# 20 month old with ibs?



## selenae25 (Apr 4, 2004)

My best friends baby was just diagnosed with ibs. I've had ibs for almost five years and I was surprised to hear that a baby so young could have it. He has alternating diarrea and constipation, they have tried cutting out dairy and such with no relief. His doc recomnded that he eat a lower carb diet with little or no sugar and refined flour type foods, juice etc. I have looked around trying to find more info on kids this young with ibs and excactly what kind of diet would be best. I've always been told to eat tons of fiber, so this low carb thing kinda threw me off.
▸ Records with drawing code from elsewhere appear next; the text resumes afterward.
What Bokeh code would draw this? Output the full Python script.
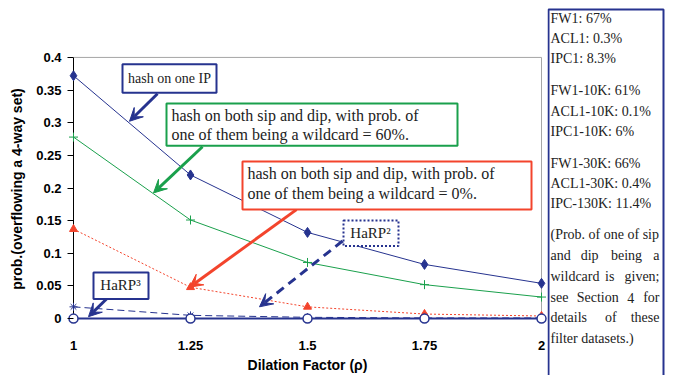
from bokeh.plotting import figure
from bokeh.layouts import row
from bokeh.models import FixedTicker, Label, BoxAnnotation, Arrow, VeeHead, Range1d
from bokeh.embed import file_html
from bokeh.resources import INLINE

# ---------------- data ----------------
dilation = [1, 1.25, 1.5, 1.75, 2]
hash_one_ip = [0.372, 0.220, 0.132, 0.083, 0.054]
hash_both_60 = [0.278, 0.151, 0.086, 0.052, 0.033]
hash_both_0 = [0.137, 0.048, 0.018, 0.007, 0.004]
harp2 = [0.018, 0.005, 0.002, 0.001, 0.001]
harp3 = [0.0, 0.0, 0.0, 0.0, 0.0]

y_ticks = [0, 0.05, 0.1, 0.15, 0.2, 0.25, 0.3, 0.35, 0.4]
y_tick_labels = ["0", "0.05", "0.1", "0.15", "0.2", "0.25", "0.3", "0.35", "0.4"]
x_tick_labels = ["1", "1.25", "1.5", "1.75", "2"]

side_lines = ["FW1: 67%", "ACL1: 0.3%", "IPC1: 8.3%", "",
              "FW1-10K: 61%", "ACL1-10K: 0.1%", "IPC1-10K: 6%", "",
              "FW1-30K: 66%", "ACL1-30K: 0.4%", "IPC-130K: 11.4%", "",
              "(Prob. of one of sip", "and dip being a", "wildcard is given;",
              "see Section 4 for", "details of these", "filter datasets.)"]
justified = {"and dip being a", "wildcard is given;", "see Section 4 for", "details of these"}

NAVY = "#26338f"
GREEN = "#1aa04c"
RED = "#f3442c"
GRAY = "#a6a6a6"
SERIF = "Liberation Serif"
SANS = "Liberation Sans"

# pixel -> data helpers (layout only)
def dx(px):
    return 1 + (px - 73) / 468.0

def dy(py):
    return (323 - py) / 665.0

p = figure(width=547, height=375,
           x_range=Range1d(dx(67), dx(547)), y_range=Range1d(dy(329), dy(53)),
           output_backend="svg", toolbar_location=None,
           min_border_left=67, min_border_right=0, min_border_top=53, min_border_bottom=46)
p.outline_line_color = None
p.grid.visible = False
p.background_fill_color = "white"
p.frame_align = False

# y axis
p.yaxis.ticker = FixedTicker(ticks=y_ticks)
p.yaxis.major_label_overrides = {t: s for t, s in zip(y_ticks, y_tick_labels)}
p.yaxis.axis_line_color = None
p.yaxis.major_tick_in = 6
p.yaxis.major_tick_out = 0
p.yaxis.major_tick_line_color = "black"
p.yaxis.minor_tick_line_color = None
p.yaxis.major_label_standoff = 6
p.yaxis.major_label_text_font = SANS
p.yaxis.major_label_text_font_style = "bold"
p.yaxis.major_label_text_font_size = "13px"
p.yaxis.major_label_text_color = "black"
p.yaxis.axis_label = "prob.(overflowing a 4-way set)"
p.yaxis.axis_label_text_font = SANS
p.yaxis.axis_label_text_font_style = "bold"
p.yaxis.axis_label_text_font_size = "14px"
p.yaxis.axis_label_text_color = "black"
p.yaxis.axis_label_standoff = 8

# x axis
p.xaxis.ticker = FixedTicker(ticks=dilation)
p.xaxis.major_label_overrides = {t: s for t, s in zip(dilation, x_tick_labels)}
p.xaxis.axis_line_color = None
p.xaxis.major_tick_line_color = None
p.xaxis.minor_tick_line_color = None
p.xaxis.major_label_standoff = 10
p.xaxis.major_label_text_font = SANS
p.xaxis.major_label_text_font_style = "bold"
p.xaxis.major_label_text_font_size = "13px"
p.xaxis.major_label_text_color = "black"
p.xaxis.axis_label = "Dilation Factor (\u03c1)"
p.xaxis.axis_label_text_font = SANS
p.xaxis.axis_label_text_font_style = "bold"
p.xaxis.axis_label_text_font_size = "14px"
p.xaxis.axis_label_text_color = "black"
p.xaxis.axis_label_standoff = 4

# frame lines
p.segment(x0=[dilation[0]], y0=[y_ticks[0]], x1=[dilation[0]], y1=[y_ticks[-1]], line_color="black", line_width=1)
p.segment(x0=[dilation[0]], y0=[y_ticks[-1]], x1=[dilation[-1]], y1=[y_ticks[-1]], line_color=GRAY, line_width=1)
p.segment(x0=[dilation[-1]], y0=[y_ticks[0]], x1=[dilation[-1]], y1=[y_ticks[-1]], line_color=GRAY, line_width=1)

# series
p.line(dilation, hash_one_ip, line_color=NAVY, line_width=1)
p.scatter(dilation, hash_one_ip, marker="diamond", size=10, fill_color=NAVY, line_color=NAVY)

p.line(dilation, hash_both_60, line_color=GREEN, line_width=1)
p.scatter(dilation, hash_both_60, marker="cross", size=9, line_color=GREEN, line_width=1)

p.line(dilation, hash_both_0, line_color=RED, line_width=1, line_dash="2 2")
p.scatter(dilation, hash_both_0, marker="triangle", size=8, fill_color=RED, line_color=RED)

p.line(dilation, harp2, line_color=NAVY, line_width=1, line_dash="7 4")
p.scatter(dilation, harp2, marker="asterisk", size=8, line_color=NAVY, line_width=1)

p.line(dilation, harp3, line_color=NAVY, line_width=2)
p.scatter(dilation, harp3, marker="circle", size=9, fill_color="white", line_color=NAVY, line_width=1.5)

# ---------------- annotations ----------------
def box(fig, l, t, r, b, color, dash="solid", fx=dx, fy=dy):
    fig.add_layout(BoxAnnotation(left=fx(l), right=fx(r), top=fy(t), bottom=fy(b),
                                 fill_color="white", fill_alpha=1.0, line_color=color,
                                 line_width=2, line_dash=dash, line_alpha=1.0))

def text(fig, px, py, s, size="15px", align="left", fx=dx, fy=dy):
    fig.add_layout(Label(x=fx(px), y=fy(py), text=s, text_align=align, text_baseline="middle",
                         text_font=SERIF, text_font_size=size, text_color="#222222"))

def arrow(x0, y0, x1, y1, color, dash="solid"):
    p.add_layout(Arrow(x_start=dx(x0), y_start=dy(y0), x_end=dx(x1), y_end=dy(y1),
                       line_color=color, line_width=3, line_dash=dash,
                       end=VeeHead(size=13, fill_color=color, line_color=color, line_width=1)))

# hash on one IP
arrow(157, 94, 129, 122, NAVY)
box(p, 122, 64, 216, 93, NAVY)
text(p, 169, 78, "hash on one IP", align="center", size="14px")

# 60%
arrow(202, 148, 153, 195, GREEN)
box(p, 166, 104, 457, 147, GREEN)
text(p, 171, 116, "hash on both sip and dip, with prob. of", size="16px")
text(p, 171, 136, "one of them being a wildcard = 60%.", size="16px")

# 0%
arrow(296, 212, 189, 291, RED)
box(p, 242, 163, 531, 212, RED)
text(p, 247, 175, "hash on both sip and dip, with prob. of", size="16px")
text(p, 247, 196, "one of them being a wildcard = 0%.", size="16px")

# HaRP2
arrow(342, 244, 259, 311, NAVY, dash="9 6")
box(p, 343, 223, 398, 249, NAVY, dash="2 2")
text(p, 370, 236, "HaRP\u00b2", align="center", size="15px")

# HaRP3
arrow(106, 303, 88, 321, NAVY)
box(p, 93, 276, 148, 303, NAVY)
text(p, 120, 289, "HaRP\u00b3", align="center", size="15px")

# ---------------- side panel ----------------
SIDE_X0 = 547
side = figure(width=138, height=375, x_range=Range1d(0, 138), y_range=Range1d(375, 0),
              x_axis_type=None, y_axis_type=None, output_backend="svg", toolbar_location=None,
              min_border_left=0, min_border_right=0, min_border_top=0, min_border_bottom=0)
side.outline_line_color = None
side.grid.visible = False
side.frame_align = False

def sx(px):
    return px - SIDE_X0

def sy(py):
    return py

TXT_L, TXT_R = 550, 659
CHAR_W = 6.1  # approx width per character (14px serif), for justification

box(side, 548, 9, 663, 380, NAVY, fx=sx, fy=sy)
line_y = [18, 38, 58, 74, 90, 111, 131, 147, 163, 183, 203, 219, 234, 255, 276, 297, 317, 338]
for s, yy in zip(side_lines, line_y):
    if not s:
        continue
    if s in justified:
        words = s.split(" ")
        widths = [len(w) * CHAR_W for w in words]
        gap = (TXT_R - TXT_L - sum(widths)) / (len(words) - 1)
        xcur = TXT_L
        for i, w in enumerate(words):
            if i == len(words) - 1:
                text(side, TXT_R, yy, w, size="14px", align="right", fx=sx, fy=sy)
            else:
                text(side, xcur, yy, w, size="14px", fx=sx, fy=sy)
            xcur += widths[i] + gap
    else:
        text(side, TXT_L, yy, s, size="14px", fx=sx, fy=sy)

layout = row(p, side, spacing=0)
open("out.html", "w").write(file_html(layout, INLINE))
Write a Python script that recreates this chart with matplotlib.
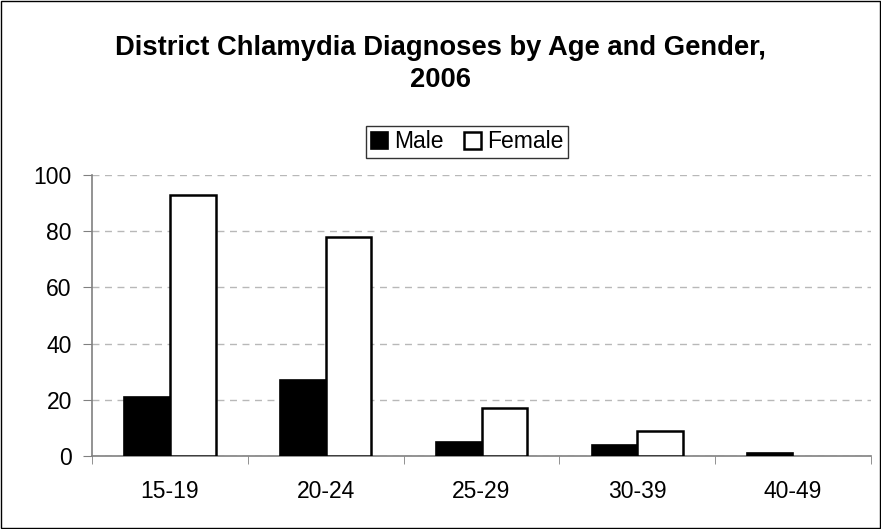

Does anyone know more about ibs in young kids?


----------



## smile4me (Apr 15, 2004)

My 20 mth old was also just diagnosed. Has spent last 16 months having severe cramps that make her lay on floor moaning and screaming until they pass ofter to only have more to follow. she can sometimes have them all day, or only 3 or so on a good day. She has never slept as she's in pain. We've tried all the reflux med's as she had reflux at birth and now have tried levsin, probiotics and she's currently on milk of magnesia to help her empty her bowels more often to help with the contractions in her colin. never told to change her diet. would love to know if he also has these spasms?!


----------



## selenae25 (Apr 4, 2004)

No he does not have spasms like your daughter. I'm surprised they have never told you to change her diet, have you tried cutting out cows milk. I'm surprised they have never even mentioned or asked about what she eats. Maybe you could keep a food diary to keep track of everything she eats and see if she has worse spasms with certain foods, you could also take the list to your doc. That seems serious that she is so much pain everyday, maybe you should see a speicalist and if you feel her doc is not taking this seriously enough get a new doctor.


----------